“A lot of the community is just now noticing (the farmstead),” Museum Committee Chair and volunteer coordinator Danielle Bachant-Bell said.
The farmstead is 11 acres, and it holds two homes, four outbuildings, orchards and gardens, according to its website.
The farmstead usually has open hours the last Saturday of every month. In December, the last Saturday is between Christmas and New Year’s, so the volunteers planned an event earlier in the month to draw the community into their hands-on museum.
The food provided at the holiday event was made from ingredients grown on the farm. Volunteers make syrup from the maple trees on the property during the winter. In January and February, visitors can see the tapping, flowing and bottling.
Other events at the farmstead teach Bloomington residents to cook and garden.
Bloomington Restorations has owned the farmstead since 2004, and they have organized the fall open house for the past three years.
“The story of the Hinkle-Garton Farmstead is the story of changing ways in the Midwest for the past 150 years,” a sign in the house said. “We’ve gone from a farming and small town lifestyle to what we know today.”
Daisy Hinkle-Garton donated the farmstead to Bloomington Restorations in 2004.
“She was a very active person in the community, and she wanted this to be Bloomington’s farmstead,” Bachant-Bell said. “She wanted this to be a part of the community.”
Daisy Hinkle-Garton made provisions to ensure the property would remain a farmstead.

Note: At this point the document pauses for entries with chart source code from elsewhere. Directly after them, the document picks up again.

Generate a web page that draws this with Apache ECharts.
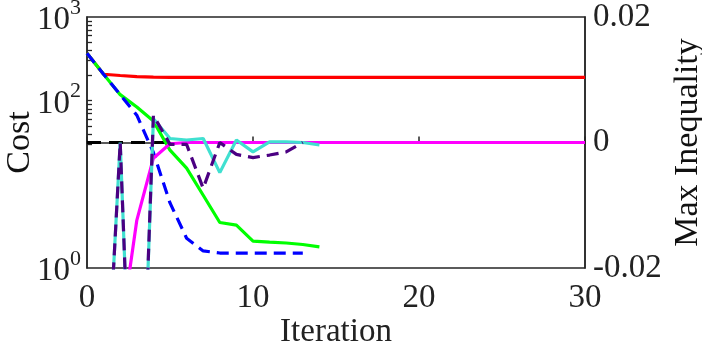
<!DOCTYPE html>
<html>
<head>
<meta charset="utf-8">
<script src="https://cdn.jsdelivr.net/npm/echarts@6/dist/echarts.min.js"></script>
<style>
  html, body { margin: 0; padding: 0; background: #fff; }
  #main { width: 702px; height: 344px; }
</style>
</head>
<body>
<div id="main"></div>
<script>
// iteration index for each series is its position in the array
var costRed = [369, 207, 200, 194, 191, 190, 190, 190, 190, 190, 190, 190, 190, 190, 190, 190,
  190, 190, 190, 190, 190, 190, 190, 190, 190, 190, 190, 190, 190, 190, 190];
var costGreen = [369, 207, 118, 84, 57, 25.6, 15.6, 7.4, 3.5, 3.26, 2.1, 2.04, 1.99, 1.91, 1.79];
var costBlue = [369, 207, 118, 67, 24, 6.0, 2.27, 1.6, 1.51, 1.51, 1.51, 1.51, 1.51, 1.51];
var ineqMagenta = [-0.06, -0.05, -0.031, -0.0124, -0.0025, -0.0002, 0, 0, 0, 0, 0, 0, 0, 0, 0, 0,
  0, 0, 0, 0, 0, 0, 0, 0, 0, 0, 0, 0, 0, 0, 0];
var ineqCyan = [-0.06, -0.05, 0, -0.07, 0.0038, 0.00064, 0.0004, 0.00064, -0.0048, 0.0004, -0.0015,
  0.0001, 0.0001, 0, -0.0004];
var ineqPurple = [-0.06, -0.05, 0, -0.07, 0.0043, -0.0003, -0.0003, -0.0073, 0, -0.0019, -0.0024,
  -0.002, -0.0015, 0];
var zeroX = [0, 5];
var zeroY = [0, 0];

var costLabels = [1, 100, 1000];
var costTicks = [100, 200, 300, 400, 500, 600, 700, 800, 900, 30, 40, 50, 60, 70, 80, 90];

function pairs(arr, xs) {
  return arr.map(function (v, i) { return [xs ? xs[i] : i, v]; });
}

var font = "Liberation Serif";
var frame = "#262626";
var fs = 33;
var lw = 3.2;

var myChart = echarts.init(document.getElementById("main"));
var option = {
  animation: false,
  textStyle: { fontFamily: font },
  grid: {
    left: 87, right: 117, top: 17, bottom: 76,
    outerBoundsMode: "none", containLabel: false,
    show: true, borderColor: frame, borderWidth: 1.5
  },
  xAxis: {
    type: "value",
    min: 0,
    max: 30,
    interval: 10,
    name: "Iteration",
    nameLocation: "middle",
    nameGap: 48,
    nameMoveOverlap: false,
    nameTextStyle: { fontSize: fs, color: "#222", fontFamily: font },
    axisLine: { lineStyle: { color: frame, width: 1.5 } },
    axisTick: { inside: true, length: 6, lineStyle: { color: frame, width: 1.5 } },
    axisLabel: { fontSize: fs, color: "#222", margin: 14, fontFamily: font },
    splitLine: { show: false }
  },
  yAxis: [
    {
      type: "log",
      min: 1,
      max: 1000,
      position: "left",
      name: "Cost",
      nameLocation: "middle",
      nameGap: 50,
      nameRotate: 90,
      nameMoveOverlap: false,
      nameTextStyle: { fontSize: 34, color: "#111", fontFamily: font },
      axisLine: { show: true, lineStyle: { color: frame, width: 1.5 } },
      axisTick: { show: false },
      axisLabel: {
        customValues: costLabels,
        margin: 6,
        color: "#222",
        fontFamily: font,
        formatter: function (v) {
          return "{b|10}{s|" + Math.round(Math.log10(v)) + "}";
        },
        rich: {
          b: { fontSize: fs, fontFamily: font, color: "#222", lineHeight: 40, verticalAlign: "bottom" },
          s: { fontSize: 22, fontFamily: font, color: "#222", lineHeight: 40, verticalAlign: "top" }
        }
      },
      splitLine: { show: false }
    },
    {
      type: "value",
      min: -0.02,
      max: 0.02,
      interval: 0.02,
      position: "right",
      name: "Max Inequality",
      nameLocation: "middle",
      nameGap: 86,
      nameRotate: 90,
      nameMoveOverlap: false,
      nameTextStyle: { fontSize: 34, color: "#111", fontFamily: font },
      axisLine: { show: true, lineStyle: { color: frame, width: 1.5 } },
      axisTick: { show: false },
      axisLabel: { fontSize: fs, color: "#222", margin: 8, fontFamily: font },
      splitLine: { show: false }
    },
    {
      // tick marks of the cost axis, on a linear axis in log10 space
      type: "value",
      min: 0,
      max: 3,
      position: "left",
      axisLine: { show: false },
      axisTick: {
        show: true, inside: true, length: 5,
        customValues: costTicks.map(function (v) { return Math.log10(v); }),
        lineStyle: { color: frame, width: 1.3 }
      },
      axisLabel: { show: false },
      splitLine: { show: false }
    }
  ],
  series: [
    {
      type: "line", yAxisIndex: 2, symbol: "none", silent: true,
      data: [], lineStyle: { opacity: 0 }
    },
    {
      type: "line", yAxisIndex: 1, symbol: "none", z: 1,
      data: pairs(zeroY, zeroX),
      lineStyle: { color: "#000", width: lw, type: [14, 8] }
    },
    {
      type: "line", yAxisIndex: 0, symbol: "none", z: 2,
      data: pairs(costRed),
      lineStyle: { color: "#ff0000", width: lw }
    },
    {
      type: "line", yAxisIndex: 0, symbol: "none", z: 3,
      data: pairs(costGreen),
      lineStyle: { color: "#00ff00", width: lw }
    },
    {
      type: "line", yAxisIndex: 0, symbol: "none", z: 4,
      data: pairs(costBlue),
      lineStyle: { color: "#0000ff", width: lw, type: [12, 7] }
    },
    {
      type: "line", yAxisIndex: 1, symbol: "none", z: 5,
      data: pairs(ineqMagenta),
      lineStyle: { color: "#ff00ff", width: lw }
    },
    {
      type: "line", yAxisIndex: 1, symbol: "none", z: 6,
      data: pairs(ineqCyan),
      lineStyle: { color: "#40e0d0", width: lw }
    },
    {
      type: "line", yAxisIndex: 1, symbol: "none", z: 7,
      data: pairs(ineqPurple),
      lineStyle: { color: "#4b0082", width: lw, type: [12, 7] }
    }
  ]
};
myChart.setOption(option);
</script>
</body>
</html>
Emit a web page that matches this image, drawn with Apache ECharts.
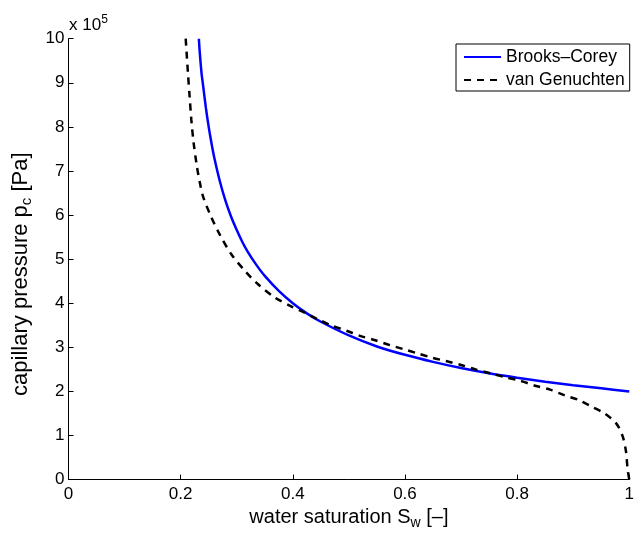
<!DOCTYPE html>
<html>
<head>
<meta charset="utf-8">
<script src="https://cdn.jsdelivr.net/npm/echarts@6/dist/echarts.min.js"></script>
<style>
html,body{margin:0;padding:0;background:#fff;}
#chart{width:637px;height:535px;}
</style>
</head>
<body>
<div id="chart"></div>
<script>
// Brooks-Corey curve (water saturation, capillary pressure x 1e5 Pa)
var bcSw = [0.2325, 0.234, 0.237, 0.240, 0.245, 0.250, 0.255, 0.260, 0.270, 0.280, 0.290, 0.300, 0.310, 0.320, 0.335, 0.350, 0.375, 0.400, 0.425, 0.450, 0.500, 0.550, 0.600, 0.650, 0.700, 0.750, 0.800, 0.850, 0.900, 0.950, 1.000];
var bcPc = [10.0, 9.70, 9.25, 8.94, 8.43, 8.00, 7.63, 7.30, 6.76, 6.32, 5.96, 5.66, 5.39, 5.16, 4.87, 4.62, 4.28, 4.00, 3.77, 3.58, 3.27, 3.02, 2.83, 2.67, 2.53, 2.41, 2.31, 2.22, 2.14, 2.07, 2.00];
// van Genuchten curve
var vgSw = [0.209, 0.213, 0.216, 0.219, 0.223, 0.229, 0.234, 0.240, 0.253, 0.270, 0.291, 0.315, 0.338, 0.368, 0.397, 0.420, 0.444, 0.470, 0.497, 0.520, 0.547, 0.573, 0.597, 0.623, 0.650, 0.673, 0.700, 0.726, 0.753, 0.779, 0.806, 0.832, 0.859, 0.885, 0.909, 0.932, 0.956, 0.977, 0.988, 0.994, 0.997, 1.000];
var vgPc = [10.0, 9.22, 8.69, 8.17, 7.65, 7.10, 6.75, 6.42, 6.00, 5.55, 5.10, 4.73, 4.43, 4.13, 3.93, 3.79, 3.64, 3.49, 3.37, 3.26, 3.16, 3.05, 2.96, 2.86, 2.76, 2.69, 2.60, 2.50, 2.41, 2.32, 2.24, 2.13, 2.04, 1.91, 1.81, 1.66, 1.50, 1.27, 0.99, 0.65, 0.24, 0.00];
var seriesNames = ['Brooks\u2013Corey', 'van Genuchten'];
var xTicks = [0, 0.2, 0.4, 0.6, 0.8, 1];
var yTicks = [0, 1, 2, 3, 4, 5, 6, 7, 8, 9, 10];

function pairs(xs, ys) { return xs.map(function (x, i) { return [x, ys[i]]; }); }

var FONT = '"Liberation Sans", Arial, Helvetica, sans-serif';
var chart = echarts.init(document.getElementById('chart'), null, {renderer: 'canvas'});
chart.setOption({
  animation: false,
  backgroundColor: '#ffffff',
  textStyle: {fontFamily: FONT, color: '#000'},
  grid: {left: 68.5, right: 2, top: 38.7, bottom: 51, containLabel: false},
  xAxis: {
    type: 'value', min: xTicks[0], max: xTicks[xTicks.length - 1], interval: 0.2,
    axisLine: {show: true, lineStyle: {color: '#000', width: 1}},
    axisTick: {show: true, inside: true, length: 5, lineStyle: {color: '#000'}},
    splitLine: {show: false},
    axisLabel: {color: '#000', fontSize: 17, fontFamily: FONT, margin: 6,
      formatter: function (v) { return String(Math.round(v * 10) / 10); }},
    name: 'water saturation S{sub|w} [\u2013]',
    nameLocation: 'middle', nameGap: 23,
    nameTextStyle: {color: '#000', fontSize: 20, fontFamily: FONT,
      rich: {sub: {fontSize: 14, fontFamily: FONT, color: '#000', verticalAlign: 'bottom', padding: [11, 0, 0, 0]}}}
  },
  yAxis: {
    type: 'value', min: yTicks[0], max: yTicks[yTicks.length - 1], interval: 1,
    axisLine: {show: true, lineStyle: {color: '#000', width: 1}},
    axisTick: {show: true, inside: true, length: 5, lineStyle: {color: '#000'}},
    splitLine: {show: false},
    axisLabel: {color: '#000', fontSize: 17, fontFamily: FONT, margin: 4},
    name: 'capillary pressure p{sub|c} [Pa]',
    nameLocation: 'middle', nameGap: 31, nameRotate: 90,
    nameTextStyle: {color: '#000', fontSize: 22, fontFamily: FONT, padding: [0, 30, 0, 0],
      rich: {sub: {fontSize: 15, fontFamily: FONT, color: '#000', verticalAlign: 'bottom', padding: [12, 0, 0, 0]}}}
  },
  legend: {
    show: true, orient: 'vertical', left: 456, top: 44,
    padding: [3, 5, 1, 7], itemGap: 3, itemWidth: 37, itemHeight: 14,
    borderColor: '#000', borderWidth: 1, backgroundColor: '#fff',
    itemStyle: {opacity: 0},
    textStyle: {color: '#000', fontSize: 17.5, fontFamily: FONT, lineHeight: 20},
    data: seriesNames
  },
  graphic: [{
    type: 'text', left: 69, top: 14, silent: true,
    style: {text: 'x 10{sup|5}', fontSize: 17, fontFamily: FONT, fill: '#000',
      rich: {sup: {fontSize: 12, fontFamily: FONT, fill: '#000', verticalAlign: 'top', padding: [0, 0, 10, 0]}}}
  }],
  series: [
    {name: seriesNames[0], type: 'line', data: pairs(bcSw, bcPc), showSymbol: false, symbol: 'none',
      smooth: 0.3, lineStyle: {color: '#0000ff', width: 2.5}, itemStyle: {color: '#0000ff'}, z: 2},
    {name: seriesNames[1], type: 'line', data: pairs(vgSw, vgPc), showSymbol: false, symbol: 'none',
      smooth: 0.3, lineStyle: {color: '#000', width: 2.5, type: [7, 6]}, itemStyle: {color: '#000'}, z: 3}
  ]
});
</script>
</body>
</html>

“She knew that if she did not leave her property in a trust document, the land would be developed,” Bachant-Bell said. The land is protected in three ways: H-G placed it in her trust, it’s a local historic place and it’s on a National Register of Historic Places.
The house is a museum and historic site, but unlike many museums everything can be touched.
“If someone wants to sit in that chair, as long as it doesn’t break, that’s fine,” Bachant-Bell said. “We want people to use it.”